Of course, if I was going to write about day 1 of the Flyers’ training camp, I’d be forced to relitigate the debate I started about the usefulness of Bag Skate Day in the NHL. I wasn’t looking forward to that. I thought I made my point well enough on Twitter.

Plus, in the words of my girlfriend: “It’s an incredibly stupid thing to argue about.”

She isn’t wrong, but I wondered if I would be forced to bite the bullet and embrace the foolishness for the sake of content. What other choice did I have?


Enter: Matvei Michkov.

Scoring his first goal in the KHL of the season? For any other prospect, that’d be worth an article. Michkov, however, is expected to score goals nowadays. Even in the KHL as a boy who is still only 18.

To score that first goal in the third period when your team is down by 1 and tie the game? To break through when your team couldn’t get anything clicking on offense? That’s more like it. Still, even that is kind of expected from the Russian wunderkind.

So, no, that wouldn’t have really justified an article.

Coming out the very next shift like a man possessed?

That was fun. It was a joy to watch, and I could practically see the narrative forming: Michkov’s first goal would unleash the floodgates, and this next shift where he came out buzzing was the proof.

Again, to my girl’s credit, she was the one who pointed out what an incredible relief that the first goal must have been.

After all of the nonsense he endured with SKA and all of the near misses he suffered with Sochi, it must have been an incredible weight off his shoulders to score that goal.

We were getting somewhere fast, but no, I couldn’t justify another Michkov article based on one goal.

Fortunately, Michkov was not done with simply one goal. As it turns out, the floodgates truly had opened.

From a hockey perspective, this is somehow business as usual for Michkov. To catch a puck at the offensive blue line and have the awareness to delay at the line.

He waited for his teammate to drive straight through, not because he’d be able to crash the net. But because he’d collide with the defender and set a pick on that defenseman.

He curled into the path of the tangled-up teammate and opposing defenseman, knowing that the two men would serve as a layered screen.

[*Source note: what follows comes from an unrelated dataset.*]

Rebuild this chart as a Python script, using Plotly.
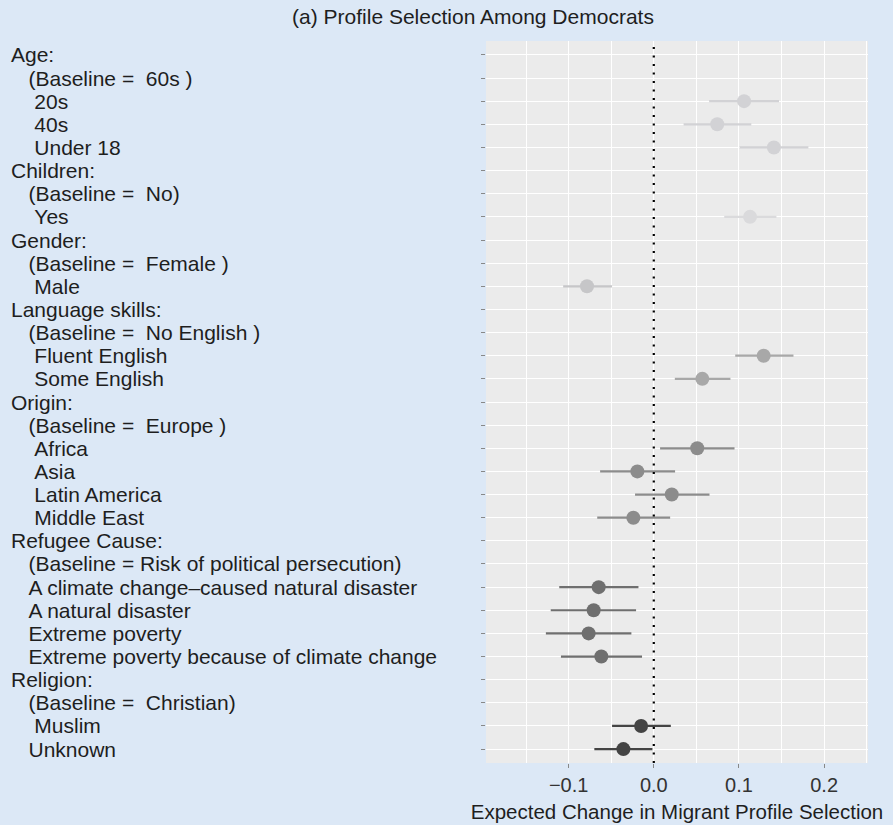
import plotly.graph_objects as go

# Conjoint estimates: one row per attribute header, baseline or level
NB = "\u00a0"
labels = [
    "Age:", NB * 3 + "(Baseline =" + NB * 2 + "60s )", NB * 4 + "20s", NB * 4 + "40s", NB * 4 + "Under 18",
    "Children:", NB * 3 + "(Baseline =" + NB * 2 + "No)", NB * 4 + "Yes",
    "Gender:", NB * 3 + "(Baseline =" + NB * 2 + "Female )", NB * 4 + "Male",
    "Language skills:", NB * 3 + "(Baseline =" + NB * 2 + "No English )", NB * 4 + "Fluent English", NB * 4 + "Some English",
    "Origin:", NB * 3 + "(Baseline =" + NB * 2 + "Europe )", NB * 4 + "Africa", NB * 4 + "Asia",
    NB * 4 + "Latin America", NB * 4 + "Middle East",
    "Refugee Cause:", NB * 3 + "(Baseline = Risk of political persecution)",
    NB * 3 + "A climate change\u2013caused natural disaster", NB * 3 + "A natural disaster",
    NB * 3 + "Extreme poverty", NB * 3 + "Extreme poverty because of climate change",
    "Religion:", NB * 3 + "(Baseline =" + NB * 2 + "Christian)", NB * 4 + "Muslim", NB * 3 + "Unknown",
]
groups = (["Age"] * 5 + ["Children"] * 3 + ["Gender"] * 3 + ["Language"] * 4 + ["Origin"] * 6
          + ["Refugee"] * 6 + ["Religion"] * 4)
estimate = [None, None, 0.106, 0.0745, 0.141,
            None, None, 0.113,
            None, None, -0.0784,
            None, None, 0.129, 0.057,
            None, None, 0.051, -0.0193, 0.0211, -0.024,
            None, None, -0.0647, -0.0706, -0.0765, -0.0616,
            None, None, -0.0149, -0.0357]
lower = [None, None, 0.065, 0.035, 0.1007,
         None, None, 0.0827,
         None, None, -0.1064,
         None, None, 0.0956, 0.0247,
         None, None, 0.0074, -0.063, -0.022, -0.0664,
         None, None, -0.111, -0.121, -0.1267, -0.109,
         None, None, -0.049, -0.0698]
upper = [None, None, 0.147, 0.1145, 0.1815,
         None, None, 0.144,
         None, None, -0.049,
         None, None, 0.164, 0.090,
         None, None, 0.0948, 0.025, 0.0654, 0.0192,
         None, None, -0.018, -0.0208, -0.0263, -0.0138,
         None, None, 0.020, -0.0016]
group_order = ["Age", "Children", "Gender", "Language", "Origin", "Refugee", "Religion"]
group_colors = {"Age": "#d2d2d5", "Children": "#dadadc", "Gender": "#c6c6c8", "Language": "#a8a8a8",
                "Origin": "#8c8c8c", "Refugee": "#6f6f6f", "Religion": "#444444"}
x_ticks = [-0.1, 0.0, 0.1, 0.2]
x_tick_text = ["\u22120.1", "0.0", "0.1", "0.2"]
x_minor = [-0.15, -0.05, 0.05, 0.15, 0.25]

W, H = 893, 825
ML, MR, MT, MB = 486, 25, 41, 62
plot_w = W - ML - MR
FONT = "Liberation Sans, Arial, sans-serif"

rows = list(range(len(labels)))
fig = go.Figure()

for g in group_order:
    idx = [i for i in rows if groups[i] == g and estimate[i] is not None]
    lx, ly = [], []
    for i in idx:
        lx += [lower[i], upper[i], None]
        ly += [i, i, None]
    fig.add_trace(go.Scatter(x=lx, y=ly, mode="lines", line=dict(color=group_colors[g], width=2.2),
                             hoverinfo="skip", showlegend=False))
    fig.add_trace(go.Scatter(x=[estimate[i] for i in idx], y=idx, mode="markers",
                             marker=dict(color=group_colors[g], size=14, line=dict(width=0)),
                             showlegend=False, name=g))

# dotted reference line at zero
fig.add_shape(type="line", xref="x", yref="paper", x0=0, x1=0, y0=0, y1=1,
              line=dict(color="black", width=2.2, dash="2px,6.5px"))

# left-aligned row labels
for i in rows:
    fig.add_annotation(text=labels[i], xref="paper", yref="y", x=(9 - ML) / plot_w, y=i,
                       xanchor="left", yanchor="middle", showarrow=False,
                       font=dict(family=FONT, size=21, color="#1e1e1e"))

fig.update_layout(
    width=W, height=H,
    margin=dict(l=ML, r=MR, t=MT, b=MB, autoexpand=False),
    paper_bgcolor="#dce8f6",
    plot_bgcolor="#ebebeb",
    title=dict(text="(a) Profile Selection Among Democrats", x=473 / W, xanchor="center",
               y=1 - 17 / H, yref="container", yanchor="middle",
               font=dict(family=FONT, size=21, color="#1e1e1e")),
    xaxis=dict(range=[-0.197, 0.2515], tickvals=x_ticks, ticktext=x_tick_text,
               showgrid=True, gridcolor="white", gridwidth=1.3, zeroline=False,
               ticks="outside", ticklen=4, tickcolor="#888888", tickwidth=1,
               tickfont=dict(family=FONT, size=20, color="#333333"),
               minor=dict(tickvals=x_minor, showgrid=True, gridcolor="white", gridwidth=0.7, ticks=""),
               title=dict(text="Expected Change in Migrant Profile Selection", standoff=9,
                          font=dict(family=FONT, size=20.5, color="#1e1e1e")),
               automargin=False, showline=False),
    yaxis=dict(range=[len(labels) - 0.4, -0.6], tickvals=rows, showticklabels=False,
               showgrid=True, gridcolor="white", gridwidth=1.3, zeroline=False,
               ticks="outside", ticklen=4, tickcolor="#888888", tickwidth=1, showline=False,
               automargin=False),
)

fig.write_html("out.html")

Then, he nailed the top left corner with his shot.

All of that is the kind of stuff I’ve written about ad nauseam. It’s the kind of awareness and tactical brilliance that makes him such an elite prospect.

But the thing that sold me here, the thing that necessitated this entire article, was the situation in which this shot was taken.

It is extremely impressive to conceive of that sequence and then execute it in a live KHL game. But Michkov did it with 50 seconds left in a tie game.

He had the opportunity to win the game on his stick. It would have been so easy to fly right down the wing and shoot as hard as he could to try and beat the goalie with raw shooting talent. Adrenaline has forced men into worse decisions than that.

In the heat of the moment, he turned a simple touch at the offensive blueline into a concrete opportunity to score. There was no hope that the goalie would misplay. If Michkov executed on his plan properly, the goalie would have no chance.

If he hit his shot, his team would—barring catastrophe—win the game when they had spent the majority of it sluggish and ineffective.

And he didn’t miss.

He snatched victory from the jaws of defeat for Sochi and ensured that the team advanced to 4-0 since his loan there.


There’s been a lot of talk about how much a player like Matvei Michkov contributes to winning since the day of the draft.

How’s that for contributing to winning? It’s at least as effective as any hard hit into the boards or stick lift in the slot. At least, or maybe more effective.

SKA threw around phrases like “needing to earn his ice time.”

I argued vociferously that he already had, but it’s a moot point. Because here he is: doing it again. How’s that, Roman, for earning his ice time?

Does the player of the KHL game deserve to play on KHL ice?

Matvei Michkov is a special talent, and for at least one more day: he earns my vote as the most interesting figure in Flyers Land.